- Born: July 29, 1950 Towson, Maryland
- Died: November 22, 2021 (aged 71) Leland, North Carolina
- Occupation(s): Television meteorologist, radio personality
- Years active: 1984–2017

= Doug Hill (meteorologist) =

American meteorologist (1950–2021)

Lawrence Douglas Hill (July 29, 1950 – November 22, 2021) was an American meteorologist. He was the chief meteorologist for ABC 7 News/WJLA-TV in Washington, D.C., at noon, 4, 5, and 6 from 2000 until his retirement in 2017. He was awarded the "Seal of Approval" from the American Meteorological Society. Hill was honored with a Washington Emmy Award for broadcast excellence. Hill has also served as a meteorologist for affiliates in Richmond and Detroit.

Hill graduated from Towson State College. He enlisted in the United States Air Force, serving for four years mostly at Andrews Air Force Base. After leaving the military, he served as a police officer for Prince George's County for six years.

Hill began his meteorology career in Richmond, Virginia in 1978, where he got his first break at WWBT-TV as the weekend weatherman. He then moved on to Detroit working at WXYZ for the next four and a half years until returning east to Washington, D.C., with CBS affiliate WUSA in 1984. He stayed at WUSA for 16 years until moving to WJLA. In addition to TV, he often reported live on WTOP 103.5 FM's "Weather On The 8s And When It Breaks" segments until his retirement.
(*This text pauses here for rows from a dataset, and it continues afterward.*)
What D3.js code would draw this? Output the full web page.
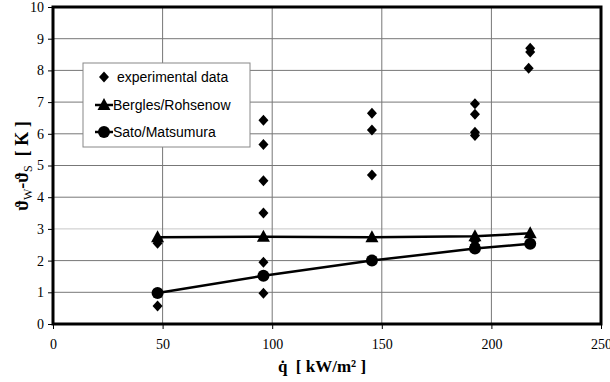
<!DOCTYPE html>
<html><head><meta charset="utf-8">
<script src="https://cdn.jsdelivr.net/npm/d3@7"></script>
<style>body{margin:0;background:#fff}svg{display:block}</style>
</head><body>
<script>
// ---- data ----
const expX = [47.7, 47.7, 96, 96, 96, 96, 96, 96, 145.5, 145.5, 145.5, 192.5, 192.5, 192.5, 192.5, 192.5, 192.5, 217.7, 217.7, 217];
const expY = [0.57, 2.55, 6.43, 5.66, 4.52, 3.5, 1.95, 0.97, 6.65, 6.12, 4.7, 6.95, 6.62, 6.05, 5.95, 2.62, 2.5, 8.7, 8.58, 8.07];
const modelX = [47.7, 96, 145.5, 192.5, 217.7];
const berglesY = [2.74, 2.75, 2.74, 2.77, 2.86];
const satoY = [0.98, 1.52, 2.0, 2.38, 2.53];
const xTicks = [0, 50, 100, 150, 200, 250];
const yTicks = [0, 1, 2, 3, 4, 5, 6, 7, 8, 9, 10];
const legendLabels = ["experimental data", "Bergles/Rohsenow", "Sato/Matsumura"];

const W = 610, H = 382;
const m = {l: 53, r: 9, t: 7, b: 58};
const SERIF = "Liberation Serif, Times New Roman, Times, DejaVu Serif, serif";
const SANS = "Liberation Sans, Arial, Helvetica, sans-serif";
const svg = d3.select("body").append("svg").attr("width", W).attr("height", H);
const x = d3.scaleLinear().domain([0, 250]).range([m.l, W - m.r]);
const y = d3.scaleLinear().domain([0, 10]).range([H - m.b, m.t]);

// grid
svg.append("g").selectAll("line.h").data(yTicks).join("line")
  .attr("x1", x(0)).attr("x2", x(250)).attr("y1", d => y(d)).attr("y2", d => y(d))
  .attr("stroke", d => d === 3 ? "#c8c8c8" : "#777").attr("stroke-width", 1);
svg.append("g").selectAll("line.v").data(xTicks).join("line")
  .attr("y1", y(0)).attr("y2", y(10)).attr("x1", d => x(d)).attr("x2", d => x(d))
  .attr("stroke", "#777").attr("stroke-width", 1);

// axes
const yAxis = svg.append("g").attr("transform", `translate(${m.l},0)`)
  .call(d3.axisLeft(y).tickValues(yTicks).tickSize(5).tickPadding(4));
const xAxis = svg.append("g").attr("transform", `translate(0,${H - m.b})`)
  .call(d3.axisBottom(x).tickValues(xTicks).tickSize(5).tickPadding(10));
[yAxis, xAxis].forEach(g => {
  g.attr("font-family", SERIF).attr("font-size", 14);
  g.select(".domain").remove();
  g.selectAll("line").attr("stroke", "#000");
  g.selectAll("text").style("font-family", SERIF).style("font-size", "14px").attr("fill", "#000");
});

// frame
svg.append("rect").attr("x", x(0)).attr("y", y(10)).attr("width", x(250) - x(0)).attr("height", y(0) - y(10))
  .attr("fill", "none").attr("stroke", "#000").attr("stroke-width", 3);

// lines
const line = d3.line().x(d => x(d[0])).y(d => y(d[1]));
svg.append("path").datum(modelX.map((v, i) => [v, berglesY[i]])).attr("d", line)
  .attr("fill", "none").attr("stroke", "#000").attr("stroke-width", 2.5);
svg.append("path").datum(modelX.map((v, i) => [v, satoY[i]])).attr("d", line)
  .attr("fill", "none").attr("stroke", "#000").attr("stroke-width", 2.5);

const diamond = "M0,-5.5L5,0L0,5.5L-5,0Z";
const triangle = "M0,-7L6.5,5L-6.5,5Z";

svg.append("g").selectAll("path").data(expX.map((v, i) => [v, expY[i]])).join("path")
  .attr("d", diamond).attr("transform", d => `translate(${x(d[0])},${y(d[1])})`).attr("fill", "#000");
svg.append("g").selectAll("path").data(modelX.map((v, i) => [v, berglesY[i]])).join("path")
  .attr("d", triangle).attr("transform", d => `translate(${x(d[0])},${y(d[1])})`).attr("fill", "#000");
svg.append("g").selectAll("circle").data(modelX.map((v, i) => [v, satoY[i]])).join("circle")
  .attr("cx", d => x(d[0])).attr("cy", d => y(d[1])).attr("r", 6).attr("fill", "#000");

// legend
const lg = svg.append("g");
lg.append("rect").attr("x", 83).attr("y", 63).attr("width", 167).attr("height", 84)
  .attr("fill", "#fff").attr("stroke", "#888").attr("stroke-width", 1);
const ly = [77, 105, 132];
legendLabels.forEach((t, i) => {
  const g = lg.append("g").attr("transform", `translate(104,${ly[i]})`);
  if (i === 0) g.append("path").attr("d", diamond).attr("fill", "#000");
  if (i > 0) g.append("line").attr("x1", -9).attr("x2", 9).attr("stroke", "#000").attr("stroke-width", 2.5);
  if (i === 1) g.append("path").attr("d", triangle).attr("fill", "#000");
  if (i === 2) g.append("circle").attr("r", 6).attr("fill", "#000");
  lg.append("text").attr("x", i === 0 ? 117 : 113).attr("y", ly[i]).attr("dy", "0.35em")
    .style("font-family", SANS).style("font-size", "14px").text(t);
});

// axis titles
const yt = svg.append("text").attr("transform", "translate(28,166) rotate(-90)")
  .attr("text-anchor", "middle").style("font-family", SERIF).style("font-size", "18px").style("font-weight", "bold");
yt.append("tspan").text("ϑ");
yt.append("tspan").style("font-size", "12px").attr("dy", 4).style("font-weight", "normal").text("W");
yt.append("tspan").attr("dy", -4).text("-ϑ");
yt.append("tspan").style("font-size", "12px").attr("dy", 4).style("font-weight", "normal").text("S");
yt.append("tspan").attr("dy", -4).style("white-space", "pre").text("  [ K ]");

svg.append("text").attr("x", 322).attr("y", 372).attr("text-anchor", "middle")
  .style("font-family", SERIF).style("font-size", "17px").style("font-weight", "bold").style("white-space", "pre")
  .text("q\u0307  [ kW/m² ]");
</script>
</body></html>
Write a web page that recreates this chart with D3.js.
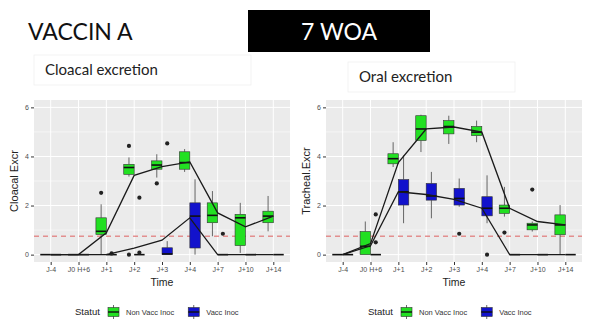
<!DOCTYPE html>
<html>
<head>
<meta charset="utf-8">
<script src="https://cdn.jsdelivr.net/npm/d3@7"></script>
<style>
  html, body { margin: 0; padding: 0; background: #fff; }
  svg { display: block; }
</style>
</head>
<body>
<svg id="chart" width="590" height="325"></svg>
<script>
// Sampling days (discrete x axis)
const days = ["J-4", "J0 H+6", "J+1", "J+2", "J+3", "J+4", "J+7", "J+10", "J+14"];
const groups = ["Non Vacc Inoc", "Vacc Inoc"];
const threshold = 0.75;
const yTicks = [0, 2, 4, 6];

// Box summaries per day: [lower whisker, Q1, median, Q3, upper whisker]
const cloacalNonVacc = [
  [0, 0, 0, 0, 0], [0, 0, 0, 0, 0], [0, 0.82, 0.95, 1.5, 2.05],
  [3.18, 3.27, 3.55, 3.68, 3.96], [3.14, 3.48, 3.65, 3.82, 4.09], [3.37, 3.48, 3.75, 4.19, 4.3],
  [0.75, 1.3, 1.6, 2.11, 2.59], [0.07, 0.37, 1.5, 1.64, 2.11], [0.95, 1.3, 1.57, 1.77, 2.39]
];
const cloacalVacc = [
  [0, 0, 0, 0, 0], [0, 0, 0, 0, 0], [0, 0, 0, 0, 0],
  [0, 0, 0, 0, 0], [0, 0, 0.03, 0.28, 0.55], [0, 0.27, 1.57, 2.11, 3.07],
  [0, 0, 0, 0, 0], [0, 0, 0, 0, 0], [0, 0, 0, 0, 0]
];
// Group means per day (joined by a line)
const cloacalNonVaccMean = [0, 0, 0.89, 3.23, 3.59, 3.78, 1.7, 1.13, 1.57];
const cloacalVaccMean = [0, 0, 0, 0.27, 0.59, 1.5, 0, 0, 0];
// Outliers: [day index, value]
const cloacalNonVaccOut = [[2, 2.52], [3, 4.43], [3, 0], [4, 2.9]];
const cloacalVaccOut = [[2, 0.05], [3, 2.32], [3, 0.08], [4, 4.53], [6, 0.85]];

const trachealNonVacc = [
  [0, 0, 0, 0, 0], [0, 0, 0.34, 0.94, 1.35], [3.57, 3.7, 3.91, 4.11, 4.58],
  [4.18, 4.65, 5.12, 5.66, 5.7], [4.51, 4.92, 5.22, 5.46, 5.66], [4.58, 4.85, 4.99, 5.22, 5.46],
  [1.55, 1.68, 1.89, 2.02, 2.76], [0.94, 1.01, 1.21, 1.28, 1.35], [0, 0.81, 1.21, 1.62, 2.02]
];
const trachealVacc = [
  [0, 0, 0, 0, 0], [0, 0, 0, 0, 0], [1.28, 2.02, 2.56, 3.06, 4.04],
  [1.48, 2.22, 2.39, 2.9, 3.37], [1.95, 2.02, 2.29, 2.7, 3.1], [1.28, 1.58, 1.89, 2.36, 3.23],
  [0, 0, 0, 0, 0], [0, 0, 0, 0, 0], [0, 0, 0, 0, 0]
];
const trachealNonVaccMean = [0, 0.45, 3.75, 5.12, 5.2, 4.99, 1.89, 1.35, 1.21];
const trachealVaccMean = [0, 0.36, 2.56, 2.45, 2.25, 1.89, 0, 0, 0];
const trachealNonVaccOut = [[6, 0.9], [7, 2.65]];
const trachealVaccOut = [[1, 1.64], [1, 0.5], [4, 0.85], [5, 0]];

const fills = { "Non Vacc Inoc": "#22e022", "Vacc Inoc": "#1212cc" };

const svg = d3.select("#chart");
const headFont = "Lato, 'Open Sans', sans-serif";
const plotFont = "'Liberation Sans', Arial, sans-serif";

// Header
svg.append("text").attr("x", 28).attr("y", 40)
  .attr("font-family", headFont).attr("font-size", 23).attr("fill", "#111")
  .text("VACCIN A");
svg.append("rect").attr("x", 248).attr("y", 10).attr("width", 182).attr("height", 42).attr("fill", "#000");
svg.append("text").attr("x", 339).attr("y", 40).attr("text-anchor", "middle")
  .attr("font-family", headFont).attr("font-size", 23).attr("fill", "#fff")
  .text("7 WOA");

function subtitle(x, y, w, h, label) {
  svg.append("rect").attr("x", x).attr("y", y).attr("width", w).attr("height", h)
    .attr("fill", "#fff").attr("stroke", "#f0f0f0").attr("stroke-width", 0.8);
  svg.append("text").attr("x", x + 11).attr("y", y + h / 2 + 5)
    .attr("font-family", headFont).attr("font-size", 15).attr("fill", "#222")
    .text(label);
}
subtitle(34, 55, 217, 30, "Cloacal excretion");
subtitle(348, 62, 167, 30, "Oral excretion");

function panel(cfg) {
  const g = svg.append("g");
  const top = 100, bottom = 262;
  const x = d3.scalePoint().domain(days).range([cfg.x0, cfg.x1]).padding(0.6);
  const y = d3.scaleLinear().domain([-0.3, 6.3]).range([bottom, top]);
  const step = x.step();
  const bw = step * 0.375;
  const offset = { "Non Vacc Inoc": -step * 0.1875, "Vacc Inoc": step * 0.1875 };

  // Panel background and grid
  g.append("rect").attr("x", cfg.x0).attr("y", top)
    .attr("width", cfg.x1 - cfg.x0).attr("height", bottom - top).attr("fill", "#ebebeb");
  [1, 3, 5].forEach(v => g.append("line")
    .attr("x1", cfg.x0).attr("x2", cfg.x1).attr("y1", y(v)).attr("y2", y(v))
    .attr("stroke", "#fff").attr("stroke-width", 0.5));
  yTicks.forEach(v => g.append("line")
    .attr("x1", cfg.x0).attr("x2", cfg.x1).attr("y1", y(v)).attr("y2", y(v))
    .attr("stroke", "#fff").attr("stroke-width", 1));
  days.forEach(d => g.append("line")
    .attr("x1", x(d)).attr("x2", x(d)).attr("y1", top).attr("y2", bottom)
    .attr("stroke", "#fff").attr("stroke-width", 1));

  // Axes
  const yAxis = g.append("g").attr("transform", `translate(${cfg.x0},0)`)
    .call(d3.axisLeft(y).tickValues(yTicks).tickFormat(d3.format("d")).tickSize(3).tickPadding(2));
  const xAxis = g.append("g").attr("transform", `translate(0,${bottom})`)
    .call(d3.axisBottom(x).tickSize(3).tickPadding(2));
  [yAxis, xAxis].forEach(a => {
    a.select(".domain").remove();
    a.selectAll(".tick line").attr("stroke", "#333");
    a.selectAll(".tick text").attr("fill", "#4d4d4d").attr("font-size", 7).attr("font-family", plotFont);
  });

  g.append("text").attr("x", (cfg.x0 + cfg.x1) / 2).attr("y", 286).attr("text-anchor", "middle")
    .attr("font-family", plotFont).attr("font-size", 10.5).attr("fill", "#222").text("Time");
  g.append("text").attr("transform", `translate(${cfg.x0 - 16},${(top + bottom) / 2}) rotate(-90)`)
    .attr("text-anchor", "middle").attr("font-family", plotFont).attr("font-size", 11)
    .attr("fill", "#222").text(cfg.ylabel);

  // Threshold
  g.append("line").attr("x1", cfg.x0).attr("x2", cfg.x1)
    .attr("y1", y(threshold)).attr("y2", y(threshold))
    .attr("stroke", "#e07070").attr("stroke-opacity", 0.75)
    .attr("stroke-width", 1.6).attr("stroke-dasharray", "5,4");

  // Boxplots
  cfg.series.forEach(s => {
    const bg = g.append("g");
    s.boxes.forEach((b, i) => {
      const cx = x(days[i]) + offset[s.group];
      const [lo, q1, med, q3, hi] = b;
      bg.append("line").attr("x1", cx).attr("x2", cx).attr("y1", y(hi)).attr("y2", y(q3))
        .attr("stroke", "#444").attr("stroke-width", 0.8);
      bg.append("line").attr("x1", cx).attr("x2", cx).attr("y1", y(q1)).attr("y2", y(lo))
        .attr("stroke", "#444").attr("stroke-width", 0.8);
      bg.append("rect").attr("x", cx - bw / 2).attr("width", bw)
        .attr("y", y(q3)).attr("height", Math.max(0, y(q1) - y(q3)))
        .attr("fill", fills[s.group]).attr("stroke", "#333").attr("stroke-width", 0.6);
      bg.append("line").attr("x1", cx - bw / 2).attr("x2", cx + bw / 2)
        .attr("y1", y(med)).attr("y2", y(med))
        .attr("stroke", "#111").attr("stroke-width", 1.6);
    });
    s.outliers.forEach(([i, v]) => {
      bg.append("circle").attr("cx", x(days[i]) + offset[s.group]).attr("cy", y(v))
        .attr("r", 2.1).attr("fill", "#222");
    });
  });

  // Mean lines
  const line = d3.line().x((d, i) => x(days[i])).y(d => y(d));
  cfg.series.forEach(s => {
    g.append("path").datum(s.means).attr("d", line)
      .attr("fill", "none").attr("stroke", "#1a1a1a").attr("stroke-width", 1.3);
  });

  // Legend
  const lg = g.append("g").attr("transform", `translate(${cfg.legendX},0)`);
  lg.append("text").attr("x", 0).attr("y", 315).attr("font-family", plotFont)
    .attr("font-size", 9.5).attr("fill", "#222").text("Statut");
  let lx = 33;
  groups.forEach(gr => {
    lg.append("line").attr("x1", lx + 5.5).attr("x2", lx + 5.5).attr("y1", 305).attr("y2", 319)
      .attr("stroke", "#444").attr("stroke-width", 0.8);
    lg.append("rect").attr("x", lx).attr("y", 307.5).attr("width", 11).attr("height", 9)
      .attr("fill", fills[gr]).attr("stroke", "#333").attr("stroke-width", 0.6);
    lg.append("line").attr("x1", lx).attr("x2", lx + 11).attr("y1", 312).attr("y2", 312)
      .attr("stroke", "#111").attr("stroke-width", 1.4);
    const t = lg.append("text").attr("x", lx + 18).attr("y", 315).attr("font-family", plotFont)
      .attr("font-size", 7.5).attr("fill", "#333").text(gr);
    lx += 18 + t.node().getComputedTextLength() + 14;
  });
}

panel({
  x0: 34, x1: 290, ylabel: "Cloacal Excr", legendX: 75,
  series: [
    { group: "Non Vacc Inoc", boxes: cloacalNonVacc, means: cloacalNonVaccMean, outliers: cloacalNonVaccOut },
    { group: "Vacc Inoc", boxes: cloacalVacc, means: cloacalVaccMean, outliers: cloacalVaccOut }
  ]
});
panel({
  x0: 326, x1: 582, ylabel: "Tracheal.Excr", legendX: 368,
  series: [
    { group: "Non Vacc Inoc", boxes: trachealNonVacc, means: trachealNonVaccMean, outliers: trachealNonVaccOut },
    { group: "Vacc Inoc", boxes: trachealVacc, means: trachealVaccMean, outliers: trachealVaccOut }
  ]
});
</script>
</body>
</html>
He retired from WJLA-TV on September 15, 2017. He was a radio personality on WGTS 91.9 FM, a Christian radio station. He stated that he wanted to use his platform as a well-known figure in the Washington area for Christian ministry.

Hill died on November 22, 2021, at the age of 71. He was married twice, latterly to Mary Ann Vranken, and had four children, one of which predeceased him.